How warm winters saved the communist regime from collapsing earlier

A temperature record after temperature record is being broken this week. Looking out of the window, one would hardly guess it is the middle of January, supposedly the severest month in this part of the world. The human memory is short and although we cannot deny that winters have been generally mild these last few years, warm winters are not an entirely new phenomenon.

A daily newspaper recently wrote that in the early 1970s there were four mild winters in a row and the central planners of the time started making bold prognoses regarding potential savings in the construction business and the energy sector were the climate to change.

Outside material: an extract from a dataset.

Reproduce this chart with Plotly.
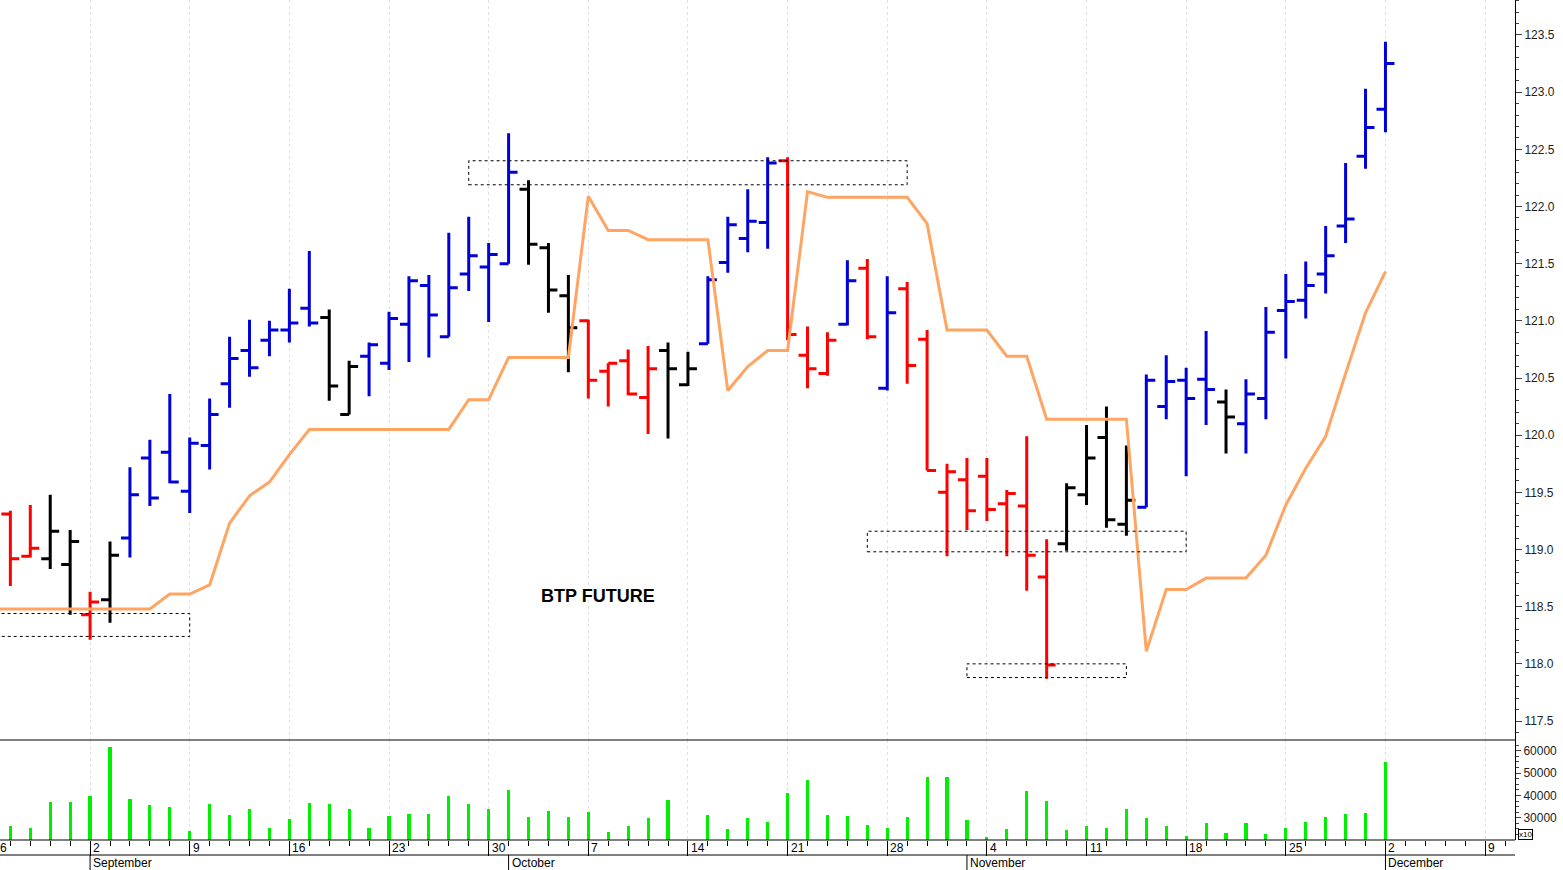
import pandas as pd
import plotly.graph_objects as go

dates = [d.strftime("%Y-%m-%d") for d in pd.bdate_range("2019-08-26", "2019-12-02")]
open_ = [119.30,119.31,118.94,118.92,118.87,118.43,118.56,119.10,119.80,119.85,119.51,119.91,120.45,120.74,120.83,120.92,121.11,121.03,120.18,120.69,120.63,120.97,121.31,120.86,121.41,121.47,121.50,122.15,121.64,121.22,121.00,120.56,120.65,120.33,120.74,120.44,120.80,121.51,121.72,121.86,122.40,120.70,120.54,120.97,121.46,120.41,121.28,120.84,119.50,119.61,119.64,119.40,119.38,118.76,119.05,119.48,119.98,119.22,119.37,120.25,120.48,120.49,120.29,120.10,120.32,121.09,121.18,121.41,121.83,122.44,122.85]
high = [119.6,119.34,119.39,119.48,119.17,118.63,119.07,119.72,119.96,120.36,119.98,120.32,120.86,121.01,121.00,121.28,121.61,121.10,120.65,120.81,121.08,121.39,121.40,121.77,121.91,121.68,122.64,122.23,121.68,121.40,121.01,120.63,120.75,120.78,120.81,120.73,121.39,121.91,122.15,122.43,122.43,120.95,120.90,121.53,121.54,121.39,121.34,120.92,119.75,119.80,119.80,119.52,119.99,119.09,119.58,120.09,120.25,119.91,120.53,120.70,120.59,120.91,120.40,120.49,121.12,121.41,121.52,121.83,122.38,123.03,123.44]
low = [119.1,118.68,118.93,118.83,118.43,118.21,118.36,118.93,119.38,119.58,119.32,119.70,120.24,120.51,120.69,120.81,120.95,120.30,120.18,120.34,120.57,120.64,120.68,120.86,121.26,120.99,121.50,121.49,121.07,120.55,120.32,120.25,120.35,120.01,119.97,120.43,120.80,121.42,121.60,121.63,120.83,120.41,120.52,120.96,120.84,120.39,120.45,119.69,118.94,119.17,119.25,118.94,118.64,117.87,118.99,119.39,119.19,119.12,119.37,120.14,119.64,120.09,119.84,119.84,120.14,120.67,121.02,121.24,121.68,122.33,122.65]
close = [119.41,118.92,119.01,119.16,119.07,118.54,118.95,119.48,119.45,119.59,119.93,120.18,120.67,120.59,120.92,120.98,120.98,120.43,120.60,120.79,121.02,121.35,121.05,121.29,121.57,121.58,122.30,121.67,121.27,120.94,120.48,120.63,120.36,120.58,120.58,120.58,121.36,121.84,121.87,122.38,120.88,120.58,120.83,121.35,120.86,121.07,120.61,119.69,119.68,119.34,119.35,119.49,118.95,117.99,119.54,119.80,119.26,119.43,120.48,120.47,120.32,120.40,120.16,120.36,120.90,121.17,121.31,121.57,121.89,122.69,123.25]
bar_color = list("krrkkrk") + ["b"]*10 + ["k"]*2 + ["b"]*8 + ["k"]*3 + ["r"]*4 + ["k"]*2 + ["b"]*4 + ["r"]*3 + ["b","r","b"] + ["r"]*8 + ["k"]*4 + ["b"]*4 + ["k"] + ["b"]*8
stop_line = [118.48]*9 + [118.61,118.61,118.69,119.23,119.47,119.59,119.83,120.05,120.05,120.05,120.05,120.05,120.05,120.05,120.05,120.31,120.31,
 120.68,120.68,120.68,120.68,122.09,121.79,121.79,121.71,121.71,121.71,121.71,120.39,120.60,120.74,120.74,122.13,122.08,122.08,122.08,122.08,122.08,121.85,120.92,
 120.92,120.92,120.69,120.69,120.14,120.14,120.14,120.14,120.14,118.11,118.65,118.65,118.75,118.75,118.75,118.95,119.39,119.71,119.99,120.54,121.07,121.43]
volume = [30000,26230,25480,37090,37240,39650,61670,38290,35880,34670,23970,36330,31060,33770,25630,29250,36790,36030,33770,25630,30600,31500,31500,39650,36330,33770,
 42370,30150,33170,30150,32410,23520,26230,29700,38140,20100,31060,24870,29700,27890,41010,46740,31060,30600,26980,25630,30150,48250,48250,
 28790,21400,24870,41760,37690,24420,26530,25630,33770,29700,26530,22010,27440,23060,27440,22760,25330,27890,30150,31510,31960,55030]
# dashed boxes: (start date, end date, low, high)
boxes = [("2019-08-23", "2019-09-09", 118.24, 118.44), ("2019-09-27", "2019-10-29", 122.19, 122.40),
         ("2019-10-25", "2019-11-18", 118.98, 119.16), ("2019-11-01", "2019-11-13", 117.88, 118.00)]
title_text = "BTP FUTURE"

axis_days = pd.bdate_range("2019-08-26", "2019-12-13")
idx = {d.strftime("%Y-%m-%d"): i for i, d in enumerate(axis_days)}
x = [idx[d] for d in dates]
def xi(d):
    return idx[d] if d in idx else (pd.Timestamp(d) - pd.Timestamp("2019-08-26")).days * 5 / 7

fig = go.Figure()
cmap = {"b": "#0000D8", "r": "#FF0000", "k": "#000000"}
for key, col in cmap.items():
    sel = [i for i, c in enumerate(bar_color) if c == key]
    fig.add_trace(go.Ohlc(x=[x[i] for i in sel], open=[open_[i] for i in sel], high=[high[i] for i in sel],
                          low=[low[i] for i in sel], close=[close[i] for i in sel], tickwidth=0.45,
                          increasing=dict(line=dict(color=col, width=3)), decreasing=dict(line=dict(color=col, width=3)),
                          xaxis="x2", yaxis="y2", showlegend=False))
fig.add_trace(go.Scatter(x=x, y=stop_line, mode="lines", line=dict(color="#FFA563", width=3), xaxis="x2", yaxis="y2", showlegend=False))
fig.add_trace(go.Bar(x=x, y=volume, marker=dict(color="#00EE00", line=dict(width=0)), width=0.16, showlegend=False))

mondays = [i for i, d in enumerate(axis_days) if d.weekday() == 0]
xr = [0.48, 76.5]
py0 = 1 - 740/870; vy1 = py0; vy0 = 1 - 840/870
common_x = dict(range=xr, tickvals=mondays, showgrid=True, gridcolor="#e2e2e2", griddash="dot", gridwidth=1,
                zeroline=False, showticklabels=False)
fig.update_layout(
    width=1563, height=870, margin=dict(l=0, r=48, t=0, b=0), plot_bgcolor="white", paper_bgcolor="white",
    font=dict(family="Arial", size=11, color="#000"),
    xaxis=dict(**common_x, domain=[0, 1], anchor="y", ticks="outside", ticklen=15, tickcolor="#000",
               minor=dict(dtick=1, tick0=0, ticks="outside", ticklen=5, tickcolor="#000", showgrid=False)),
    xaxis2=dict(**common_x, domain=[0, 1], anchor="y2", matches="x", ticks="", rangeslider=dict(visible=False)),
    yaxis=dict(domain=[vy0, vy1], range=[20050, 64800], side="right", tickvals=[30000, 40000, 50000, 60000],
               tickformat="d", ticks="outside", ticklen=5, showgrid=False, zeroline=False, showline=True, linecolor="#000",
               minor=dict(dtick=2500, ticks="outside", ticklen=3), tickfont=dict(size=12, color="#222")),
    yaxis2=dict(domain=[py0, 1], range=[117.334, 123.806], side="right", dtick=0.5, tick0=117.5, tickformat=".1f",
                ticks="outside", ticklen=6, showgrid=False, zeroline=False, showline=True, linecolor="#000",
                minor=dict(dtick=0.1, ticks="outside", ticklen=3), tickfont=dict(size=12, color="#222")),
    bargap=0,
)
shapes = []
for s, e, lo, hi in boxes:
    shapes.append(dict(type="rect", xref="x2", yref="y2", x0=xi(s), x1=xi(e), y0=lo, y1=hi,
                       line=dict(color="#000", width=1, dash="dot")))
shapes.append(dict(type="line", xref="paper", yref="paper", x0=0, x1=1, y0=py0, y1=py0, line=dict(color="#000", width=1)))
shapes.append(dict(type="line", xref="paper", yref="paper", x0=0, x1=1, y0=vy0, y1=vy0, line=dict(color="#000", width=1)))
y855 = 1 - 855/870
shapes.append(dict(type="line", xref="paper", yref="paper", x0=0, x1=1, y0=y855, y1=y855, line=dict(color="#000", width=1)))
ann = []
for i in mondays:
    ann.append(dict(x=i, xref="x", y=1 - 848/870, yref="paper", text=str(axis_days[i].day), showarrow=False,
                    xanchor="left", xshift=1, yanchor="middle", font=dict(size=12)))
ann.append(dict(x=0, xref="paper", y=1 - 848/870, yref="paper", text="6", showarrow=False,
                xanchor="left", xshift=-2, yanchor="middle", font=dict(size=12)))
prev = None
for i, d in enumerate(axis_days):
    if prev is not None and d.month != prev:
        shapes.append(dict(type="line", xref="x", yref="paper", x0=i, x1=i, y0=0, y1=y855, line=dict(color="#000", width=1)))
        ann.append(dict(x=i, xref="x", y=1 - 863/870, yref="paper", text=d.strftime("%B"), showarrow=False,
                        xanchor="left", xshift=1, yanchor="middle", font=dict(size=12)))
    prev = d.month
ann.append(dict(x=xi("2019-10-07") + 0.5, xref="x2", y=118.59, yref="y2", text="<b>" + title_text + "</b>",
                showarrow=False, font=dict(size=18, color="#000")))
ann.append(dict(x=1.002, xref="paper", y=1 - 834/870, yref="paper", text="x10", showarrow=False, xanchor="left",
                yanchor="middle", font=dict(size=8), bordercolor="#000", borderwidth=1, borderpad=0))
fig.update_layout(shapes=shapes, annotations=ann)
fig.write_html("out.html", config={"displayModeBar": False},
               post_script="document.body.style.margin='0';document.body.style.overflow='hidden';")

The winter of 1974/1975 was reportedly very similar to this one. A meteorologist whom the paper interviewed said that that winter was actually the warmest since records first started being kept at Prague's Klementinum in 1775. The winter of 1974/1975 apparently was a culmination of a warm period which began in 1971. At that time, no one linked this to global warming, but reports did start emerging then that climate change could be influenced by the economic activities of humankind.

The meteorologist also said that in the 1970s the warm weather in Czechoslovakia helped mitigate a difficult energy situation at the end of the Fifth Five-Year-Plan. He says the country's energy reserves were so low then that the mild winters prevented a serious energy crisis and virtually saved the regime. Considering it was so soon after the 1968 Soviet invasion, the communist authorities needed to prove to the public that socialism was the most advantageous of political systems.

At that time, the planners envisaged huge savings in the construction business, be it insulation or the thickness of roofs which would no longer be exposed to large quantities of snow. But then in the 1980s, harsh winters came back with a vengeance. It will probably forever remain speculation whether the warm winters thirty years ago postponed the impending death of communism or at least eased fears of public unrest, but it now looks almost certain that this winter will go easy on my gas bill.